GUI agent: Guided Exploration of User-Sensitive Screens
As LLM-driven agents become more autonomous in controlling graphical user interfaces (GUIs), they often perform tasks that involve sensitive user data or irreversible actions, such as making payments or deleting files. Current agents are typically fine-tuned to complete tasks without regard for these safety risks. This paper introduces an "explorer agent" designed to systematically map out these high-risk scenarios. By starting from a single demonstrated task, the agent explores the application's query space to identify and categorize screens that require human intervention, helping engineers build safer, more reliable systems.
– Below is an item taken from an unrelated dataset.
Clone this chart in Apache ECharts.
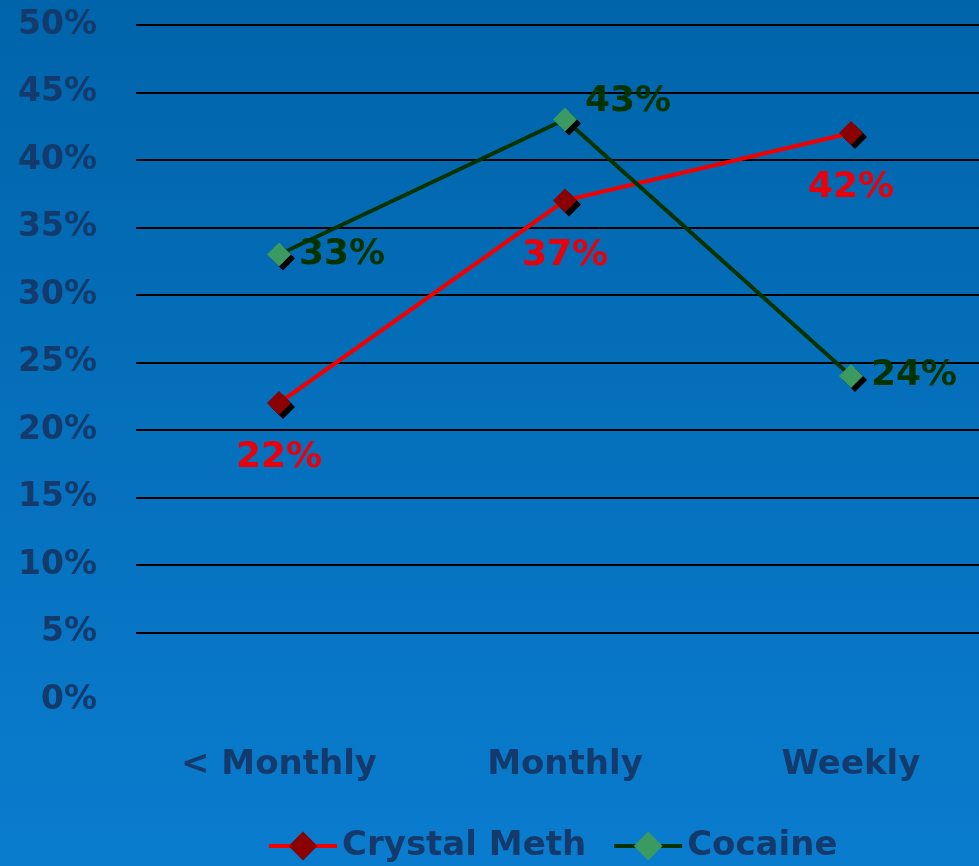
<!DOCTYPE html>
<html>
<head>
<meta charset="utf-8">
<script src="https://cdn.jsdelivr.net/npm/echarts@6/dist/echarts.min.js"></script>
<style>
html,body{margin:0;padding:0;}
#main{width:979px;height:866px;}
</style>
</head>
<body>
<div id="main"></div>
<script>
// 数据
var categories=['< Monthly','Monthly','Weekly'];
var crystalMeth=[22,37,42];
var cocaine=[33,43,24];
var yTicks=[0,5,10,15,20,25,30,35,40,45,50];

var textColor='#143a6c';
var fontFamily='"DejaVu Sans", sans-serif';
// 正方形菱形
var diamond='path://M0,-1L1,0L0,1L-1,0Z';

var yMin=yTicks[0],yMax=yTicks[yTicks.length-1];

var chart=echarts.init(document.getElementById('main'));
var option={
	backgroundColor:{
		type:'linear',x:0,y:0,x2:0,y2:1,
		colorStops:[{offset:0,color:'#0064aa'},{offset:1,color:'#0a7cce'}]
	},
	// grid0: 网格线和y轴标签; grid1: 数据
	grid:[
		{left:136,top:25,right:0,bottom:166},
		{left:279,top:25,right:128,bottom:166}
	],
	legend:{
		left:262,
		bottom:-2,
		itemWidth:68,
		itemHeight:36,
		itemGap:26,
		lineStyle:{width:4},
		textStyle:{
			color:textColor,
			fontSize:34,
			fontWeight:'bold',
			fontFamily:fontFamily
		},
		data:['Crystal Meth','Cocaine']
	},
	xAxis:[{
		gridIndex:0,
		type:'category',
		data:categories,
		show:false
	},{
		gridIndex:1,
		type:'category',
		data:categories,
		boundaryGap:false,
		axisLine:{show:false},
		axisTick:{show:false},
		axisLabel:{
			color:textColor,
			fontSize:34,
			fontWeight:'bold',
			fontFamily:fontFamily,
			margin:48
		}
	}],
	yAxis:[{
		gridIndex:0,
		type:'value',
		min:yMin,
		max:yMax,
		interval:5,
		axisLine:{show:false},
		axisTick:{show:false},
		axisLabel:{
			color:textColor,
			fontSize:33,
			fontWeight:'bold',
			fontFamily:fontFamily,
			margin:39,
			formatter:'{value}%'
		},
		splitLine:{
			lineStyle:{
				color:'#000',
				width:2
			},
			showMinLine:false
		}
	},{
		gridIndex:1,
		type:'value',
		min:yMin,
		max:yMax,
		interval:5,
		show:false,
		splitLine:{show:false}
	}],
	series:[{
		name:'Crystal Meth',
		type:'line',
		xAxisIndex:1,
		yAxisIndex:1,
		data:crystalMeth,
		symbol:diamond,
		symbolSize:24,
		lineStyle:{color:'#f00000',width:4},
		itemStyle:{
			color:'#8b0000',
			shadowColor:'#000',
			shadowOffsetX:4,
			shadowOffsetY:4,
			shadowBlur:0
		},
		label:{
			show:true,
			position:'bottom',
			distance:25,
			formatter:'{c}%',
			color:'#e8000a',
			fontSize:36,
			fontWeight:'bold',
			fontFamily:fontFamily
		}
	},{
		name:'Cocaine',
		type:'line',
		xAxisIndex:1,
		yAxisIndex:1,
		data:cocaine.map(function(v,i){
			return i===1?{value:v,label:{offset:[0,-18]}}:v;
		}),
		symbol:diamond,
		symbolSize:24,
		lineStyle:{color:'#003300',width:4},
		itemStyle:{
			color:'#3a9a62',
			shadowColor:'#000',
			shadowOffsetX:4,
			shadowOffsetY:4,
			shadowBlur:0
		},
		label:{
			show:true,
			position:'right',
			distance:8,
			formatter:'{c}%',
			color:'#003300',
			fontSize:36,
			fontWeight:'bold',
			fontFamily:fontFamily
		}
	}]
};
chart.setOption(option);
</script>
</body>
</html>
Identifying Sensitive Interactions

The core objective of the explorer agent is to discover "user-sensitive" states within a GUI. It treats the exploration process as a search through a space of potential tasks and screen states. By using a combination of instruction-tuning and a saturation algorithm, the agent generates a variety of tasks that might lead to critical screens—such as those involving authentication, personal data, or financial transactions. This allows the system to build a dataset of sensitive scenarios that would otherwise be difficult to identify manually.

How the Explorer Works

The framework utilizes two models: a native language model that executes actions and an "explorer" model that directs the search. The explorer model uses a Monte Carlo Tree Search (MCTS) approach, where it iteratively selects and expands queries based on novelty and sensitivity. To ensure the agent doesn't just repeat the same actions, it uses a reward system that scores queries and steps based on how unique they are compared to previous attempts. This process is refined through Group Relative Policy Optimization (GRPO), which helps the agent learn to prioritize paths that lead to new, critical, or sensitive screen categories.

Results and Observations

The researchers conducted experiments using the Qwen-2.5-32B-Instruct model as the explorer. They observed that as the training progressed over multiple rounds, the total reward decreased, indicating that the agent successfully "saturated" the available query space—meaning it had effectively mapped out the reachable sensitive states. Additionally, the agent showed improved accuracy in predicting steps as it gained experience. The data suggests that this systematic approach is effective at narrowing down the scope of potential user-sensitive interactions within an application.

Future Directions

While the current method successfully automates the identification of sensitive screens, the authors note that the search could be made more aggressive. Future work may focus on rejecting low-novelty queries more strictly and expanding the exploration to include more nuanced interactions, such as toggling specific settings (e.g., turning notifications on versus off). These improvements aim to provide a more comprehensive coverage of the GUI environment, ensuring that agents can reliably recognize when to hand over control to a human user.